Kandinsky from the Bauhaus to His Final Years in France
Having moved to Weimar in 1922, “Professor” Kandinsky taught a mural painting workshop and a course on the elements of form at the Bauhaus, where he recognised the same ideal of connection between the arts and their synthesis which he had advocated since his “Blue Rider” period. Kandinsky brought this new self into focus in a 1926 treatise whose title, Point and Line to Plane, revealed much of the new direction he had embarked on in his painting. Indeed, during the Weimar period, in addition to a cool colour palette, Kandinsky made a greater use of elements such as circles, angles, curved and straight lines. Yet despite the geometric nature of Kandinsky’s art, irrationalism continued to be its cornerstone, leaving his expressive choices to be defined by a sort of intuition. This explains the further evolution that would develop in the works produced in the final Bauhaus period at Dessau: a more playful Kandinsky, enlivened by a sense of levity at times prone to comedy, perhaps owing to the influence of his friend Paul Klee. A fanciful flight heralding the subsequent Parisian period, characterised by an at-times playful spirit and a hazy lightness. Sensing the air of danger in Germany, the Russian master moved to France in 1933.
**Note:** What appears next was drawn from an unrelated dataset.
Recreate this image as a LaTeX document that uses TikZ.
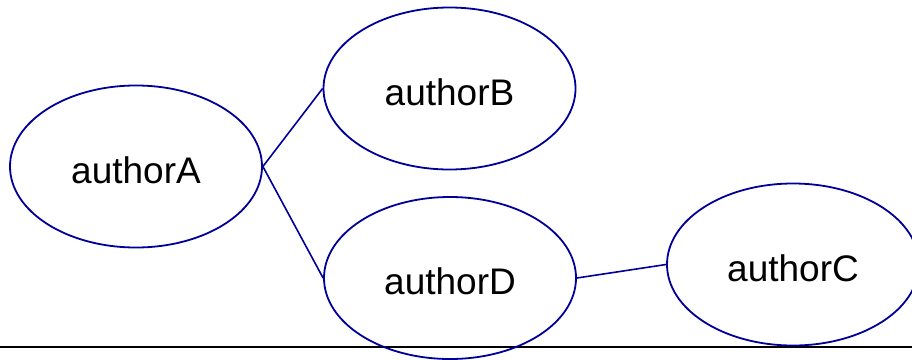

Graphic Art: The “Klänge” (“Sounds”) Album
In 1913, Kandinsky published an album of woodcuts called Klänge (Sounds), a sort of summary of the years in which he created his new world, shifting from figurative to abstract art. Rather than recalling his stylistic evolution, this poetic and graphic presentation of his artistic journey focuses on his spiritual journey, rooted in his “impressions”, “improvisations” and “compositions”. This summary represents an encounter between images and words, woodcuts and poems, as well as a succession of folk tales and mythical stories, dreamlike revelations and everyday experiences. The album in its entirety can be read as the story of a journey tending towards its completion, the “icon” of the Große Auferstehung (Great Resurrection) symbolising the victory of love over death.
Rare Footage
The flight over the world created by Kandinsky ends by gifting viewers with an invaluable series of images: a video filmed in 1926 by director Hans Cürlis, a pioneer in the art documentary, showing Kandinsky painting in the Galerie Neumann-Nierendorf in Berlin during the period in which he taught at the Bauhaus. Kandinsky’s treatise Point and Line to Plane came out the same year. The straight and curved lines we see drawn fluidly in the short film are typical of 1920s Kandinsky. Observing how the artist holds his brush and traces the lines is especially interesting, almost as if we were entering his creative process.
Next, a four-minute video shot in December 1963 where the painter’s widow Nina Kandinsky tells an interviewer the reasons for the lawsuit she had filed against Lothar-Günther Buchheim’s book Der Blaue Reiter. This circumstance leads to the emergence of key details: the emphasising of the absence of any political element in her late husband’s artwork, his role in the “Blue Rider”, the period spent in Russia in the second half of the 1910s, brusque yet intense personal memories.
Thus, our flight has ended: it is time to return to planet Earth.